The search giant's abstract for the published paper noted, "We describe a large vocabulary speech recognition system that is accurate, has low latency, and yet has a small enough memory and computational footprint to run faster than real-time on a Nexus 5 Android smartphone."
For the new system, Google utilised an "embedded speech recognition system" that runs locally on a mobile device and which is said to be more reliable and have lower latency. The company however added that it must be accurate and must not consume significant memory or computational resources.
Google achieved the new system by incorporating various components in the overall system architecture. "Using a combination of SVD-based compression and quantization, along with a compact first-pass decoding strategy and on-the-fly rescoring with a larger LM (language model), we can build a system that is about 20.3 MB in size, without compromising accuracy or latency," explained the paper.

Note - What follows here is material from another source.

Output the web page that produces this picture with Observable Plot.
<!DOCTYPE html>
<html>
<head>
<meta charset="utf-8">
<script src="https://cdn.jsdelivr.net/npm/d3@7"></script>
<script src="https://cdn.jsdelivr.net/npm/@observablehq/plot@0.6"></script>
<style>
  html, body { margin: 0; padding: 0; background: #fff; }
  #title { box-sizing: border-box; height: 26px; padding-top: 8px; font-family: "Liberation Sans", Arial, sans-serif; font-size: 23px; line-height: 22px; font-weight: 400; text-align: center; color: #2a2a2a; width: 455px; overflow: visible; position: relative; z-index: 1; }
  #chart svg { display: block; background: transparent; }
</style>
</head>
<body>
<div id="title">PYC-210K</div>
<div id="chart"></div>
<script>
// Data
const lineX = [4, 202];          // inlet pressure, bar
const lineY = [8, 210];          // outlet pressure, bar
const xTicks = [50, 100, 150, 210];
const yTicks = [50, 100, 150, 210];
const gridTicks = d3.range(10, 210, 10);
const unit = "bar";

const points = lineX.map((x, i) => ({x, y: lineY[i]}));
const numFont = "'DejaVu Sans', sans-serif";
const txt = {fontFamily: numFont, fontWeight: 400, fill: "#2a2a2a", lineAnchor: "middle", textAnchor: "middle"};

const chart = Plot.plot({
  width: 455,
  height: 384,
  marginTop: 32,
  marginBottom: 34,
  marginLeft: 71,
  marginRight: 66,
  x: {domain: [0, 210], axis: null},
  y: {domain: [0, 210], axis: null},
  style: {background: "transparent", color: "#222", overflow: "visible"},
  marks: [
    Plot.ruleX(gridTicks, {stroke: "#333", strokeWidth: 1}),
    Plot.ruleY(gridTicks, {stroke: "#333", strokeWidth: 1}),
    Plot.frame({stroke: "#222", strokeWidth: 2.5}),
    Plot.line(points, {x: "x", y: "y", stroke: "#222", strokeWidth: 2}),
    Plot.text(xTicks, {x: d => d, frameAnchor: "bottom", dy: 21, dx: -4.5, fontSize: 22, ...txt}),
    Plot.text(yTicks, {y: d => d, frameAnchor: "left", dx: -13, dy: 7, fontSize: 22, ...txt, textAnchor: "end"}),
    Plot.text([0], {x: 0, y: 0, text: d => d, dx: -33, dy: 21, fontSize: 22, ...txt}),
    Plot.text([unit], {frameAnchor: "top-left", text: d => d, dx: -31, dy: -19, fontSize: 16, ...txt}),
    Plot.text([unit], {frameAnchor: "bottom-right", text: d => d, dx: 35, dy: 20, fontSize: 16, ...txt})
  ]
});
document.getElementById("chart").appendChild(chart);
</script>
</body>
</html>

Further, the company claimed that when the new system was tested on the Nexus 5, the system achieved a 13.5 percent word error rate and was to be seven times faster than real-time.
It added that for developing the acoustic modelling, Google exposed the system to train on 3 million hand-transcribed anonymized utterances extracted from voice search traffic (approximately 2,000 hours). For improving accuracy, Google also exposed its systems to noise and reverberation which was samples extracted from YouTube videos and environmental recordings of daily events.

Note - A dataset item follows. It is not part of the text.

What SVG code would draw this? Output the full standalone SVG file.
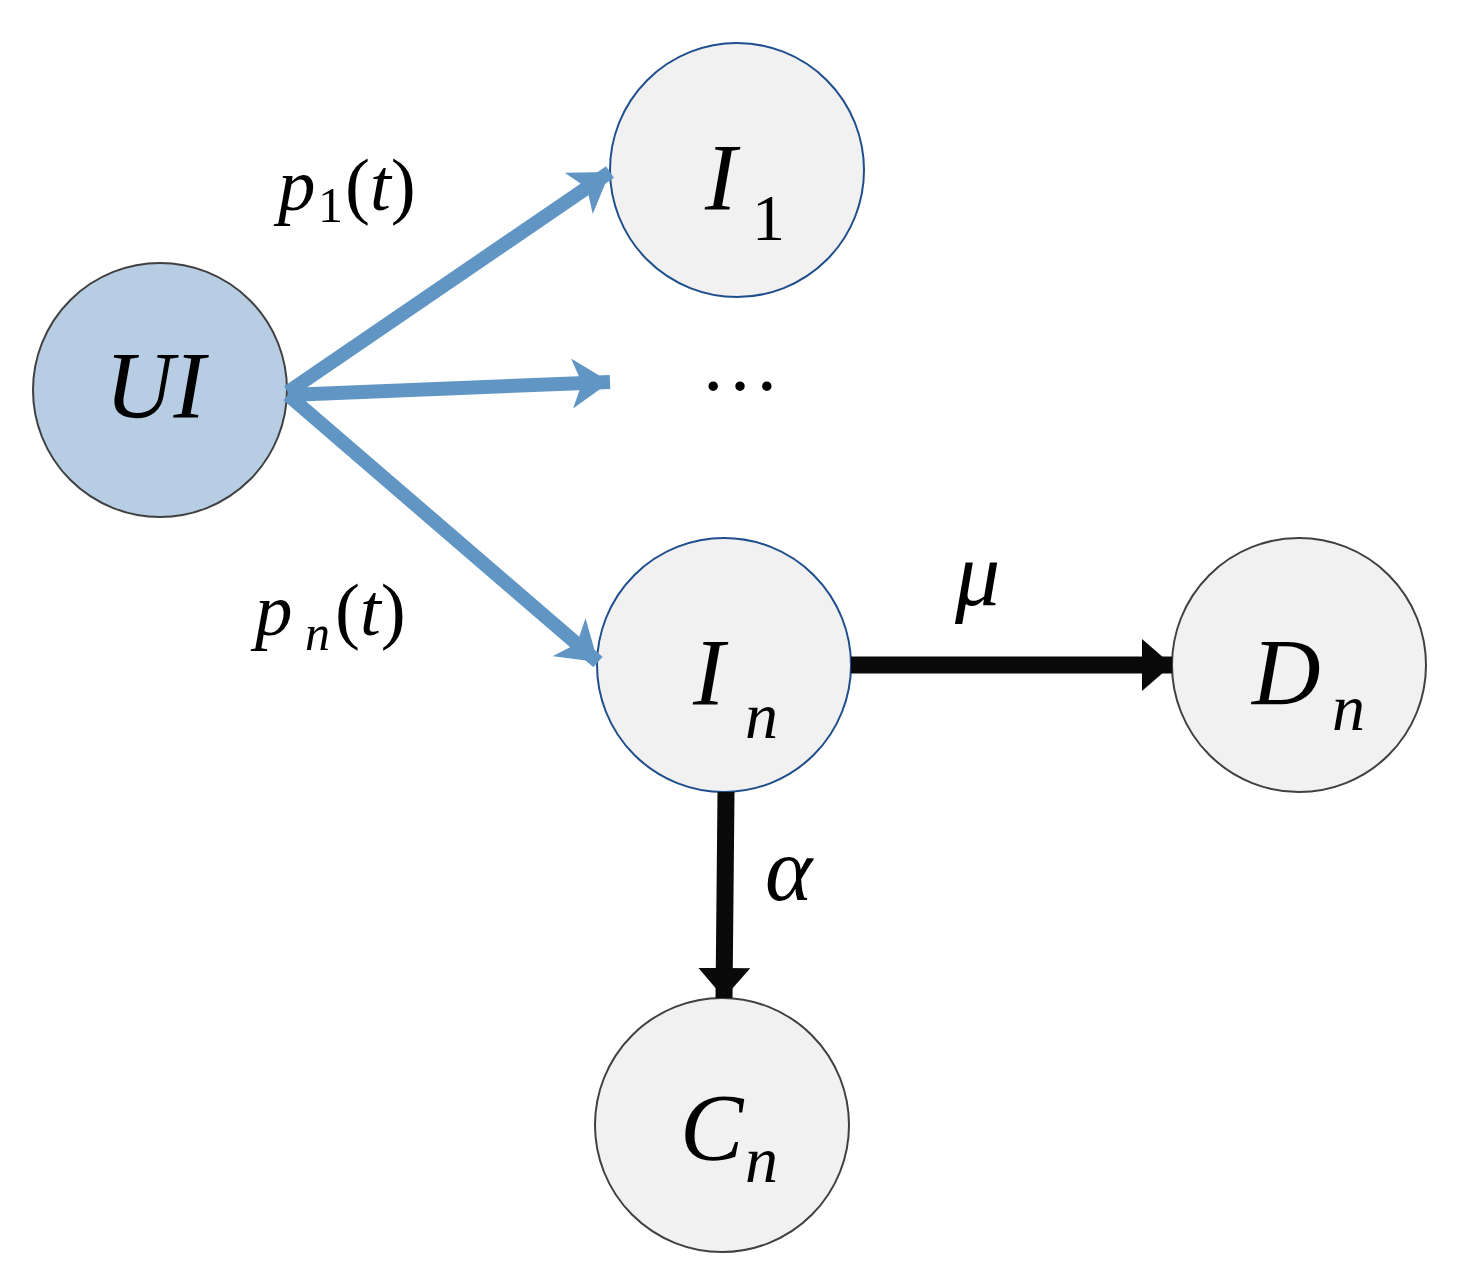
<svg xmlns="http://www.w3.org/2000/svg" width="1465" height="1270" viewBox="0 0 1465 1270">
<style>
.n{fill:#f1f1f1;stroke:#404040;stroke-width:2}
.nb{fill:#f1f1f1;stroke:#1f4e8c;stroke-width:2}
text{font-family:"Liberation Serif",serif;fill:#000}
.i{font-style:italic}
.blue{stroke:#6196c4;stroke-width:14;fill:none}
.blk{stroke:#0a0a0a;stroke-width:17;fill:none}
</style>
<defs>
<marker id="ab" markerUnits="userSpaceOnUse" markerWidth="40" markerHeight="50" refX="38" refY="25" orient="auto"><path d="M0,0 L38,25 L0,50 L10,25 Z" fill="#6196c4"/></marker>
<marker id="ak" markerUnits="userSpaceOnUse" markerWidth="32" markerHeight="52" refX="30" refY="26" orient="auto"><path d="M0,0 L30,26 L0,52 Z" fill="#0a0a0a"/></marker>
</defs>
<g id="UI"><circle cx="160" cy="390" r="127" fill="#b7cde3" stroke="#404040" stroke-width="2"/><text x="155" y="418" font-size="95" text-anchor="middle" class="i">UI</text></g>
<g id="I1"><circle cx="737" cy="170" r="127" class="nb"/><text x="705" y="210" font-size="95" class="i">I</text><text x="752" y="240" font-size="66">1</text></g>
<g id="dots"><text x="740" y="390" font-size="80" text-anchor="middle">…</text></g>
<g id="In"><circle cx="724" cy="665" r="127" class="nb"/><text x="693" y="705" font-size="95" class="i">I</text><text x="745" y="738" font-size="66" class="i">n</text></g>
<g id="Dn"><circle cx="1299" cy="665" r="127" class="n"/><text x="1252" y="705" font-size="95" class="i">D</text><text x="1332" y="730" font-size="66" class="i">n</text></g>
<g id="Cn"><circle cx="722" cy="1125" r="127" class="n"/><text x="680" y="1160" font-size="95" class="i">C</text><text x="745" y="1182" font-size="66" class="i">n</text></g>
<g id="connectors">
<line x1="288" y1="392" x2="610" y2="172" class="blue" marker-end="url(#ab)"/>
<line x1="288" y1="395" x2="610" y2="382" class="blue" marker-end="url(#ab)"/>
<line x1="288" y1="395" x2="598" y2="662" class="blue" marker-end="url(#ab)"/>
<line x1="851" y1="665" x2="1172" y2="665" class="blk" marker-end="url(#ak)"/>
<line x1="726" y1="792" x2="724" y2="998" class="blk" marker-end="url(#ak)"/>
<text x="278" y="210" font-size="75" class="i">p</text><text x="318" y="222" font-size="50">1</text><text x="345" y="210" font-size="75">(<tspan class="i">t</tspan>)</text>
<text x="255" y="635" font-size="75" class="i">p</text><text x="305" y="650" font-size="50" class="i">n</text><text x="335" y="635" font-size="75">(<tspan class="i">t</tspan>)</text>
<text x="955" y="605" font-size="90" class="i">μ</text>
<text x="765" y="900" font-size="90" class="i">α</text>
</g>
</svg>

We already know that Google Now currently has limited offline voice-command support. The list of offline commands currently available to users include Play Music, Open Gmail, Turn on Wi-Fi, Turn up the volume, Turn on the flashlight, Turn on airplane mode, Turn on Bluetooth, and Dim the screen.
In other news, Google's Senior fellow Jeff Dean in a recent interview confirmed that Google Translate will soon have more accurate results with deep learning. Dean told VentureBeat that Google is working to make "translations more accurate."